Now one other picture which is very vivid to me. That’s in John 1:29–34. These are the words with which John the Baptist introduced Jesus to Israel.
“The next day John saw Jesus coming toward him, and said, Behold the Lamb of God, who takes away the sin of the world. This is he of whom I said, After me comes a man who is preferred before me: for he was before me. I did not know him: but that he should be revealed to Israel, therefore I came baptizing with water. And John bore witness, saying, I saw the Spirit descending from heaven like a dove, and he remained upon him. I did not know him: but he who sent me to baptize with water said to me, Upon whom you see the Spirit descending and remaining on him, this is he who baptizes with the Holy Spirit. And I’ve seen and testified that this is the Son of God.”
It’s a very simple parable enacted. In that story we have two creatures, both of them familiar to us. The lamb and the dove.
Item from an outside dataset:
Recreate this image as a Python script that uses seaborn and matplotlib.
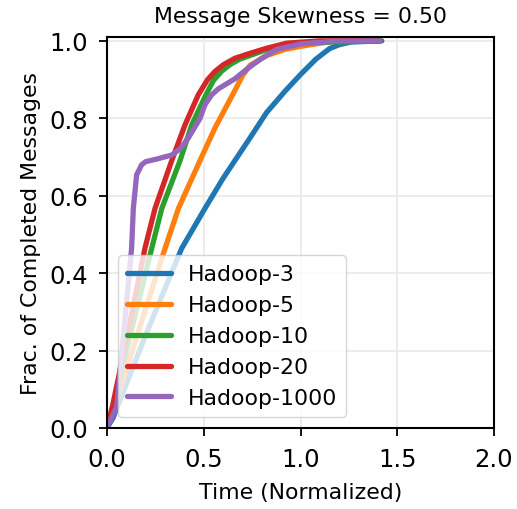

God said watch where the dove settles and remains because that’s the one I want you to bear testimony to. He said of Jesus, Behold the Lamb of God. The very simple principle is this. The dove who is the Holy Spirit looks for a certain nature upon which to rest. What nature is that? The nature of the lamb, that’s right. He didn’t look for a bull, he didn’t look for a lion, but he looked for a lamb. And that was the nature on which he was satisfied to rest and remain on him.
I want to suggest to you that if we want the Holy Spirit resting upon us we need to cultivate the nature that he looks for. What does the lamb speak of in Biblical terms? You could say much about that but I would say it speaks about purity, about meekness, and about a life laid down in sacrifice for others. I believe that’s what the Holy Spirit is looking for. Where he can find someone who’s cultivating the lamb nature he’ll be satisfied to remain on him. So, I believe there’s nothing we need more urgently at the moment than a fresh vision of the Lamb of God.
I would like to say to you as I close, Behold the Lamb of God. Take a good look at Jesus and ask God to conform you to that nature. And the Holy Spirit will be happy to be with you. God bless you.